** Start INFORMATION SHOWN **
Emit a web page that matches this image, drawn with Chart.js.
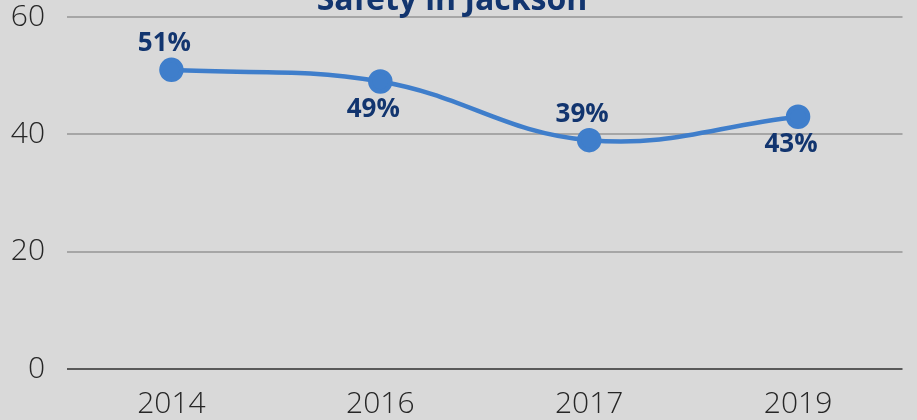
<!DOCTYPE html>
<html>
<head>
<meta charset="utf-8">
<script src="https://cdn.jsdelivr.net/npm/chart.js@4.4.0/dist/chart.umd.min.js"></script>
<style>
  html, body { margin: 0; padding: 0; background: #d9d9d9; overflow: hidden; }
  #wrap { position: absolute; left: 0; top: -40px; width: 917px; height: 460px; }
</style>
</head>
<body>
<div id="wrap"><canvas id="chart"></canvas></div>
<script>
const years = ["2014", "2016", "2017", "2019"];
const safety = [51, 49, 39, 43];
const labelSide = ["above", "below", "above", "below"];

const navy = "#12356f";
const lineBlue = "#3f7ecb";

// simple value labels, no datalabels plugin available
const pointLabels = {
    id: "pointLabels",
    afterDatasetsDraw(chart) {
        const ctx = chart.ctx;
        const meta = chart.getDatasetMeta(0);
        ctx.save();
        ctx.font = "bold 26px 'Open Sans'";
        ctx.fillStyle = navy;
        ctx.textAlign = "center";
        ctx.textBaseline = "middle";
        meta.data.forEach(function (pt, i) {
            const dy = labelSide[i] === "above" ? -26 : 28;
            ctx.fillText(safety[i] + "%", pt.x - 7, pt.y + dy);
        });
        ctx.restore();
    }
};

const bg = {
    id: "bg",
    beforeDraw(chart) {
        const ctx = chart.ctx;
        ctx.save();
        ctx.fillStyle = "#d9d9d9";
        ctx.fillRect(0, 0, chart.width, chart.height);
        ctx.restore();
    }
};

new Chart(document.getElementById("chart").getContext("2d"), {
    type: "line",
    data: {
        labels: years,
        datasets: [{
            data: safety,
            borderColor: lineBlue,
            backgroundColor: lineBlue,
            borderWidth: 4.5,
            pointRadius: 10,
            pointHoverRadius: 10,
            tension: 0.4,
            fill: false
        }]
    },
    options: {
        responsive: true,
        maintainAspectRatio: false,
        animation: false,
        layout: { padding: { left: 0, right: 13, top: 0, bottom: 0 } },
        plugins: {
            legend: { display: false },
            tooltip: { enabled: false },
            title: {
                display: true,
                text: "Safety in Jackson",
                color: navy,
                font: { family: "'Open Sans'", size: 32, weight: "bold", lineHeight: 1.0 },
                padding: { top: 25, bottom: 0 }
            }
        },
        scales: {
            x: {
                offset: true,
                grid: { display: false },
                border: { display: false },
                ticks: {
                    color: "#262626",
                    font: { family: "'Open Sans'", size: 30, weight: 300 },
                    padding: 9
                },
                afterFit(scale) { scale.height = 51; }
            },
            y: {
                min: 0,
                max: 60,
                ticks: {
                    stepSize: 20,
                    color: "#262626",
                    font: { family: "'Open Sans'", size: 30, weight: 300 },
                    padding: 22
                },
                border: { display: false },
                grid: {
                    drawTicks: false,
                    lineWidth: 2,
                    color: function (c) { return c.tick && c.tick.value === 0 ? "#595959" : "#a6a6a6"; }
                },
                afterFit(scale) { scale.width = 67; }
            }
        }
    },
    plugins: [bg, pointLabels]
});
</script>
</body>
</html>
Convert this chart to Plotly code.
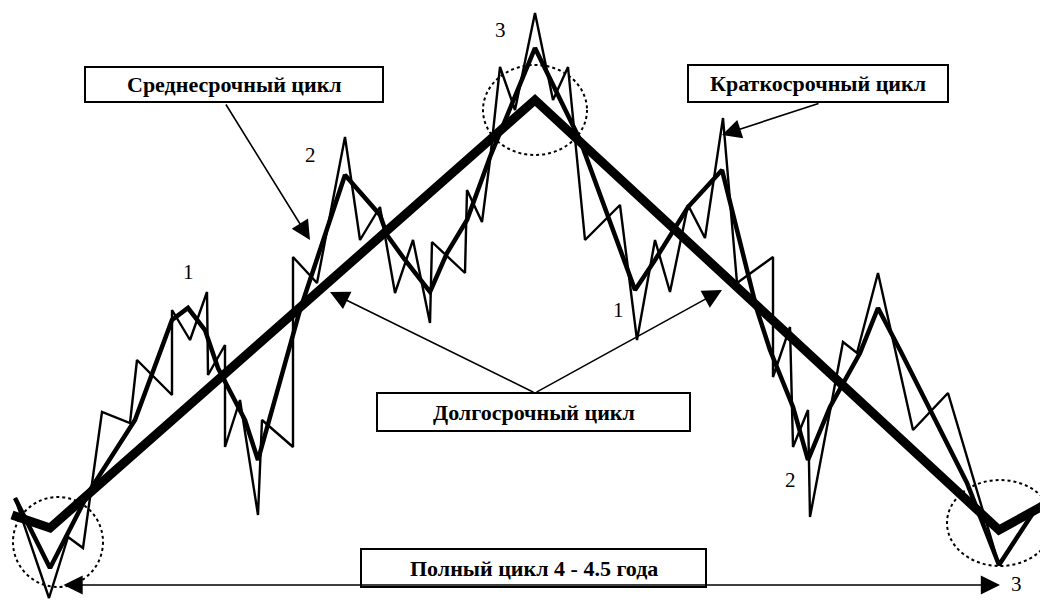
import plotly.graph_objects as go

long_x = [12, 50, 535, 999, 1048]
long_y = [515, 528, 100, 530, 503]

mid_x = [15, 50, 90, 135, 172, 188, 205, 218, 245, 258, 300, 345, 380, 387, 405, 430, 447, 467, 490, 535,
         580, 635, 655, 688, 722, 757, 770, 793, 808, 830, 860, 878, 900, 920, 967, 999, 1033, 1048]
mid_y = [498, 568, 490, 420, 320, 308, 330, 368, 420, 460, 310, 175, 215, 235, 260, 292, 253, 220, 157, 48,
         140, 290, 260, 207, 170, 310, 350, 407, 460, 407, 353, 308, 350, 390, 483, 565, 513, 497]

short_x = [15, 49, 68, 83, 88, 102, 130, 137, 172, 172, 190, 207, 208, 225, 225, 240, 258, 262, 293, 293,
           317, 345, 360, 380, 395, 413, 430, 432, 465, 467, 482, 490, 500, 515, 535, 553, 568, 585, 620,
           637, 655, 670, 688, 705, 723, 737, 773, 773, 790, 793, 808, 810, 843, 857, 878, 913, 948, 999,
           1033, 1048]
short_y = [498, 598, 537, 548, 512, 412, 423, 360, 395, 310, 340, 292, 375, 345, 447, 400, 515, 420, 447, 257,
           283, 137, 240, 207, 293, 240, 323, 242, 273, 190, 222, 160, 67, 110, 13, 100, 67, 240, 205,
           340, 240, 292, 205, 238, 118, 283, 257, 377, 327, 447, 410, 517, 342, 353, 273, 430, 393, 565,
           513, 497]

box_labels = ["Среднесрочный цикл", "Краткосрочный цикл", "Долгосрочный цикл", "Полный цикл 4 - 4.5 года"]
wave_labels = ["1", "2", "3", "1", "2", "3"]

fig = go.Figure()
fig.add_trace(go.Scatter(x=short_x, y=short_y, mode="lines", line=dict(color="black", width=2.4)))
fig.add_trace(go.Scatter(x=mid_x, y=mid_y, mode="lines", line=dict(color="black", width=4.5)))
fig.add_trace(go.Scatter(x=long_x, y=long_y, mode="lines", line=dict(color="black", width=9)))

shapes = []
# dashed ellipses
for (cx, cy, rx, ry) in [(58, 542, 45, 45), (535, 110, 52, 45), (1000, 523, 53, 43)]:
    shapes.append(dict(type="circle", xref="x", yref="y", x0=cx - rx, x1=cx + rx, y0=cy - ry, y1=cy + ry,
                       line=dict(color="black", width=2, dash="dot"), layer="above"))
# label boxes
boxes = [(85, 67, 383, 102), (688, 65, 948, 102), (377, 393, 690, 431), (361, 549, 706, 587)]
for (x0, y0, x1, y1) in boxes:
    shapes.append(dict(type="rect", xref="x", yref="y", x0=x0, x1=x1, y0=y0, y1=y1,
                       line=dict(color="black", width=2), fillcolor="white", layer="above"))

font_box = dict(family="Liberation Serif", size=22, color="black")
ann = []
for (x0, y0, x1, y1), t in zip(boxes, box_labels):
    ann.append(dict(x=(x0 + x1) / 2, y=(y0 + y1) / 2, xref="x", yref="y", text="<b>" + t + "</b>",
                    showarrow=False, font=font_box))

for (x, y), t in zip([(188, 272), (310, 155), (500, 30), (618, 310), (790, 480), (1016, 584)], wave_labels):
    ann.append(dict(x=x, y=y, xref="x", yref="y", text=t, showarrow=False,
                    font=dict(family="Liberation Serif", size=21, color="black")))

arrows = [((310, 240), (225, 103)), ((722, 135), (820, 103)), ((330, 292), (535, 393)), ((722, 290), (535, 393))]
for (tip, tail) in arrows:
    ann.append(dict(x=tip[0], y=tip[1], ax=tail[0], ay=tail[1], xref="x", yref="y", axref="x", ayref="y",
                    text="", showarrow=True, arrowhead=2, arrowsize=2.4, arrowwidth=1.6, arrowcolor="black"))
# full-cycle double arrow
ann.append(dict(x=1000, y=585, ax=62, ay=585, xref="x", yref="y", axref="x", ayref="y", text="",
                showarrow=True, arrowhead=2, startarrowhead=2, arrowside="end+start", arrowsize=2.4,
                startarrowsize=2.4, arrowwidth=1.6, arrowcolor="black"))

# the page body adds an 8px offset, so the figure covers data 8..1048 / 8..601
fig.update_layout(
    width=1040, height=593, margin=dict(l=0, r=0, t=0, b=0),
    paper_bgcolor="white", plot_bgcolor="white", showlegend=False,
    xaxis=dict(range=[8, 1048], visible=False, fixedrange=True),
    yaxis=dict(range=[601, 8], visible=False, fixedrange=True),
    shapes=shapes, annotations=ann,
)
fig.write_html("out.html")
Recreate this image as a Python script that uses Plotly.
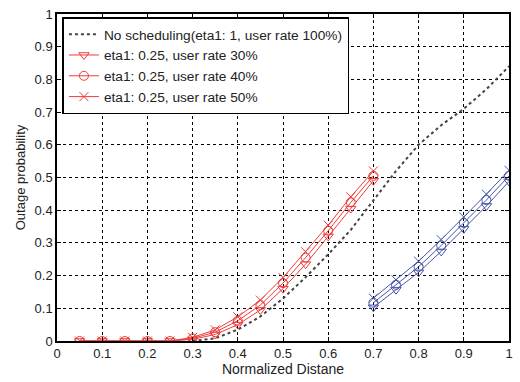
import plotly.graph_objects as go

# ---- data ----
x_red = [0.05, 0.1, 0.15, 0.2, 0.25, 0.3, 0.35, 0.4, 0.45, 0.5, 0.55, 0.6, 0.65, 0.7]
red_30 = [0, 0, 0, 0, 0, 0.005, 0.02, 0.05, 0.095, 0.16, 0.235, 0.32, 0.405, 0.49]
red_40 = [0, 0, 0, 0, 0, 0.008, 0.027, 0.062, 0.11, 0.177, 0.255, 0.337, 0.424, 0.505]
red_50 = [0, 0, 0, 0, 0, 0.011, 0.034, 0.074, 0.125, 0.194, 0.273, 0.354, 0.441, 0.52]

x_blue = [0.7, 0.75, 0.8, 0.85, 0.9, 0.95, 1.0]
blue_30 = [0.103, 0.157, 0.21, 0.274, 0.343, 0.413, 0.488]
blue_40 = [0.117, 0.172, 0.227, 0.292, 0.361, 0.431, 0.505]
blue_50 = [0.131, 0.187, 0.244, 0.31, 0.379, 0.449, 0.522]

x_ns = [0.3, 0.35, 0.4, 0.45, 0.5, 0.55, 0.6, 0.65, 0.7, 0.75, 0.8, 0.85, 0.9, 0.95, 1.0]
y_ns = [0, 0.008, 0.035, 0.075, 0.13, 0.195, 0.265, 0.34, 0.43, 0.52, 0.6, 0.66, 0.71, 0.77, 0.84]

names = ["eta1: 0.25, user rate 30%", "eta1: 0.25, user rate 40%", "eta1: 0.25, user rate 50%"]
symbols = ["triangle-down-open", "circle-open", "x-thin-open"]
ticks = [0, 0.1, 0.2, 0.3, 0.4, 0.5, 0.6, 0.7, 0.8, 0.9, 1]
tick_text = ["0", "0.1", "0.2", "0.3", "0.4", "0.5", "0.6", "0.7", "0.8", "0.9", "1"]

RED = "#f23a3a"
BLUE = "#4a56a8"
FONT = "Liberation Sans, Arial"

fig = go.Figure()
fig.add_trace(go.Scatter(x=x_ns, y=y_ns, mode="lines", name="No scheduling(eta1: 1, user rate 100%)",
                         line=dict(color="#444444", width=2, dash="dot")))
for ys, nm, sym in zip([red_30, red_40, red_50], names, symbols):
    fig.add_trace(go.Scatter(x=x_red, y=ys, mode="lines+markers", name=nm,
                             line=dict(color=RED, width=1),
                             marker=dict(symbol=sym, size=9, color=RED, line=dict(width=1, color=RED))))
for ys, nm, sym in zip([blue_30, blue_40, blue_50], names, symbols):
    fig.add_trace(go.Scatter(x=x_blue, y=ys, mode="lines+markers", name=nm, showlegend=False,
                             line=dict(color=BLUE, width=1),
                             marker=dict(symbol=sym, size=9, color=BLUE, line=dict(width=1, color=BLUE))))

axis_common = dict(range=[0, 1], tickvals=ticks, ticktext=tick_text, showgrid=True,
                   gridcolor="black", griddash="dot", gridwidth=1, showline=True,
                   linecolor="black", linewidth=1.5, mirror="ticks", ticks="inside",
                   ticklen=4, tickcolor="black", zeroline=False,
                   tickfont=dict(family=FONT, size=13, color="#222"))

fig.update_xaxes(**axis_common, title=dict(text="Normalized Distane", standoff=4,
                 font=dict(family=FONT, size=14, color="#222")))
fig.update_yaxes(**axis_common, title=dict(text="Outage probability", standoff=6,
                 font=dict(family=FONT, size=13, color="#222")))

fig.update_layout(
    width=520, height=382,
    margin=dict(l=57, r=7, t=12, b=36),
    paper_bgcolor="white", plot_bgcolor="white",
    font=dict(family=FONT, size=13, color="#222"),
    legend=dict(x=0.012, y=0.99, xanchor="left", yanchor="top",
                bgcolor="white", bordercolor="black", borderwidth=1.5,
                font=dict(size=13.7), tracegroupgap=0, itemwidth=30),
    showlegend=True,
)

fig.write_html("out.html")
** End INFORMATION SHOWN **
- WHAT IS ASKED -
Restate word for word the part that opens with the line containing "Convert this chart to Plotly code." and closes with the line containing "565, 513, 497]", both ends included, and nothing else. Omit any images.

- WRITTEN RESPONSE -
Convert this chart to Plotly code.
import plotly.graph_objects as go

long_x = [12, 50, 535, 999, 1048]
long_y = [515, 528, 100, 530, 503]

mid_x = [15, 50, 90, 135, 172, 188, 205, 218, 245, 258, 300, 345, 380, 387, 405, 430, 447, 467, 490, 535,
         580, 635, 655, 688, 722, 757, 770, 793, 808, 830, 860, 878, 900, 920, 967, 999, 1033, 1048]
mid_y = [498, 568, 490, 420, 320, 308, 330, 368, 420, 460, 310, 175, 215, 235, 260, 292, 253, 220, 157, 48,
         140, 290, 260, 207, 170, 310, 350, 407, 460, 407, 353, 308, 350, 390, 483, 565, 513, 497]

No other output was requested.